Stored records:
>> Start

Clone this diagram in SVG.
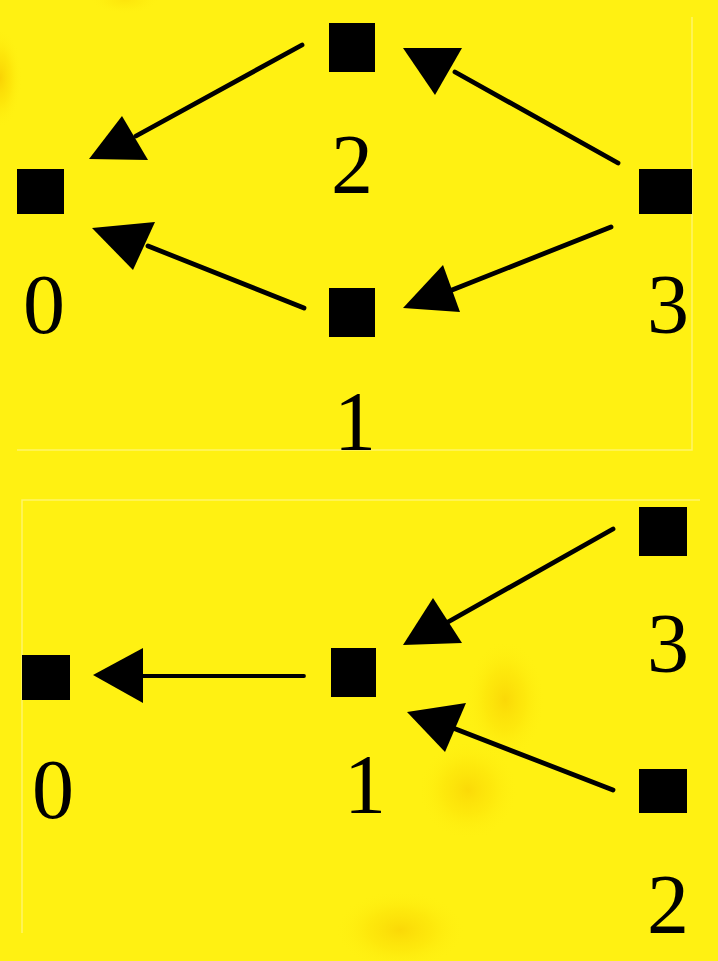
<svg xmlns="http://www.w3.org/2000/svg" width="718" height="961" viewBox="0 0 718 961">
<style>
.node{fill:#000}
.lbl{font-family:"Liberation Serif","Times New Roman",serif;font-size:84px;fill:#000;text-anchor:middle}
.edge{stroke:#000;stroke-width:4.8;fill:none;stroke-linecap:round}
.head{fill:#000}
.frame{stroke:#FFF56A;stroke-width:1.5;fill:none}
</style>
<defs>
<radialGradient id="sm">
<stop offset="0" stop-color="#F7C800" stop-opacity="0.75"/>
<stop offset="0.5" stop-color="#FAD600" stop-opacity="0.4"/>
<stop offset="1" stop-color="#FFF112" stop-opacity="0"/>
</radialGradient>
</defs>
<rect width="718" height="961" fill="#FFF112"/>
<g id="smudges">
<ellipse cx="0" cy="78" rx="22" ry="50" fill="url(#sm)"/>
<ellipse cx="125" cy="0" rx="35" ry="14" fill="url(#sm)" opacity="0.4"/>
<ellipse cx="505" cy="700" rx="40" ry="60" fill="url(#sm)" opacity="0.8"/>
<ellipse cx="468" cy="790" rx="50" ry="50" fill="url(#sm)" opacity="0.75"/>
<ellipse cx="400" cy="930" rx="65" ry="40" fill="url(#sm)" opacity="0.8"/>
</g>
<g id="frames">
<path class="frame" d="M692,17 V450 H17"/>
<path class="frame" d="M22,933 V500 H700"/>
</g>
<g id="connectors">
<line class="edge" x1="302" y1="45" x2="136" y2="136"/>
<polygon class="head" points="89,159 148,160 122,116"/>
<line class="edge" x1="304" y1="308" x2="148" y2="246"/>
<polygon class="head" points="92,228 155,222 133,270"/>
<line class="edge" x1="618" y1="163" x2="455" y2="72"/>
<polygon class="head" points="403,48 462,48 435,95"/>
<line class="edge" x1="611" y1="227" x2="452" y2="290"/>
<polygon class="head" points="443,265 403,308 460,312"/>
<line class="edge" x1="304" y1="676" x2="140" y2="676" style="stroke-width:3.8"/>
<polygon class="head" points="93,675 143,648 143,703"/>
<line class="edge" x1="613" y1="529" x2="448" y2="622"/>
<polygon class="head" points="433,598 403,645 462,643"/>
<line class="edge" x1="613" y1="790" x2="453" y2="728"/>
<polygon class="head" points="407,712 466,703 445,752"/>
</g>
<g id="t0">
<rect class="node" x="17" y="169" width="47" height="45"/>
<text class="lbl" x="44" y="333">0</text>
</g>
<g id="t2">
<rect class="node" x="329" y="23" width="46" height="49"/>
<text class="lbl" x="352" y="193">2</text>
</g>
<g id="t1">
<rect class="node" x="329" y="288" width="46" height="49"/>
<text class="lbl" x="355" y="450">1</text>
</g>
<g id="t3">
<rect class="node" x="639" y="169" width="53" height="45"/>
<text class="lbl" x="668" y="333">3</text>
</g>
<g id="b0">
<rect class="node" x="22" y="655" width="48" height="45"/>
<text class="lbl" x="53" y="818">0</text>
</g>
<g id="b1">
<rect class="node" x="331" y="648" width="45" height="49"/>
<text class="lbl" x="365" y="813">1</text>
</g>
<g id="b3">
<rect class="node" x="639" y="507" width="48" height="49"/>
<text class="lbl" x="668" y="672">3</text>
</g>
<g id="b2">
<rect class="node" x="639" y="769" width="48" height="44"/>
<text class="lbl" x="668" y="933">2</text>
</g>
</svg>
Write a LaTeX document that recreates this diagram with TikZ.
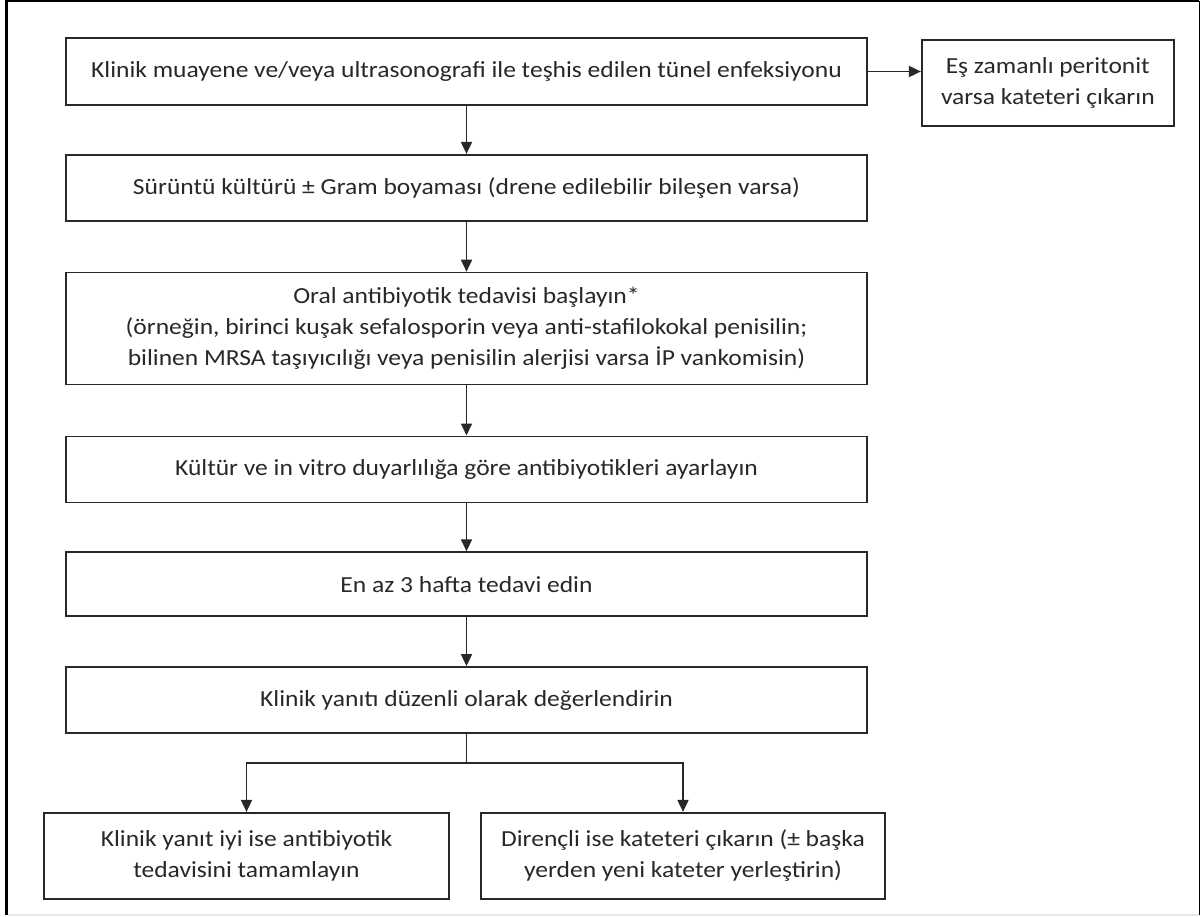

>> End

▸ Given exercise: The pictures should not appear in the copy; every other part of the records above must be returned exactly.

▸ Result of this task:
Clone this diagram in SVG.
<svg xmlns="http://www.w3.org/2000/svg" width="718" height="961" viewBox="0 0 718 961">
<style>
.node{fill:#000}
.lbl{font-family:"Liberation Serif","Times New Roman",serif;font-size:84px;fill:#000;text-anchor:middle}
.edge{stroke:#000;stroke-width:4.8;fill:none;stroke-linecap:round}
.head{fill:#000}
.frame{stroke:#FFF56A;stroke-width:1.5;fill:none}
</style>
<defs>
<radialGradient id="sm">
<stop offset="0" stop-color="#F7C800" stop-opacity="0.75"/>
<stop offset="0.5" stop-color="#FAD600" stop-opacity="0.4"/>
<stop offset="1" stop-color="#FFF112" stop-opacity="0"/>
</radialGradient>
</defs>
<rect width="718" height="961" fill="#FFF112"/>
<g id="smudges">
<ellipse cx="0" cy="78" rx="22" ry="50" fill="url(#sm)"/>
<ellipse cx="125" cy="0" rx="35" ry="14" fill="url(#sm)" opacity="0.4"/>
<ellipse cx="505" cy="700" rx="40" ry="60" fill="url(#sm)" opacity="0.8"/>
<ellipse cx="468" cy="790" rx="50" ry="50" fill="url(#sm)" opacity="0.75"/>
<ellipse cx="400" cy="930" rx="65" ry="40" fill="url(#sm)" opacity="0.8"/>
</g>
<g id="frames">
<path class="frame" d="M692,17 V450 H17"/>
<path class="frame" d="M22,933 V500 H700"/>
</g>
<g id="connectors">
<line class="edge" x1="302" y1="45" x2="136" y2="136"/>
<polygon class="head" points="89,159 148,160 122,116"/>
<line class="edge" x1="304" y1="308" x2="148" y2="246"/>
<polygon class="head" points="92,228 155,222 133,270"/>
<line class="edge" x1="618" y1="163" x2="455" y2="72"/>
<polygon class="head" points="403,48 462,48 435,95"/>
<line class="edge" x1="611" y1="227" x2="452" y2="290"/>
<polygon class="head" points="443,265 403,308 460,312"/>
<line class="edge" x1="304" y1="676" x2="140" y2="676" style="stroke-width:3.8"/>
<polygon class="head" points="93,675 143,648 143,703"/>
<line class="edge" x1="613" y1="529" x2="448" y2="622"/>
<polygon class="head" points="433,598 403,645 462,643"/>
<line class="edge" x1="613" y1="790" x2="453" y2="728"/>
<polygon class="head" points="407,712 466,703 445,752"/>
</g>
<g id="t0">
<rect class="node" x="17" y="169" width="47" height="45"/>
<text class="lbl" x="44" y="333">0</text>
</g>
<g id="t2">
<rect class="node" x="329" y="23" width="46" height="49"/>
<text class="lbl" x="352" y="193">2</text>
</g>
<g id="t1">
<rect class="node" x="329" y="288" width="46" height="49"/>
<text class="lbl" x="355" y="450">1</text>
</g>
<g id="t3">
<rect class="node" x="639" y="169" width="53" height="45"/>
<text class="lbl" x="668" y="333">3</text>
</g>
<g id="b0">
<rect class="node" x="22" y="655" width="48" height="45"/>
<text class="lbl" x="53" y="818">0</text>
</g>
<g id="b1">
<rect class="node" x="331" y="648" width="45" height="49"/>
<text class="lbl" x="365" y="813">1</text>
</g>
<g id="b3">
<rect class="node" x="639" y="507" width="48" height="49"/>
<text class="lbl" x="668" y="672">3</text>
</g>
<g id="b2">
<rect class="node" x="639" y="769" width="48" height="44"/>
<text class="lbl" x="668" y="933">2</text>
</g>
</svg>
Write a LaTeX document that recreates this diagram with TikZ.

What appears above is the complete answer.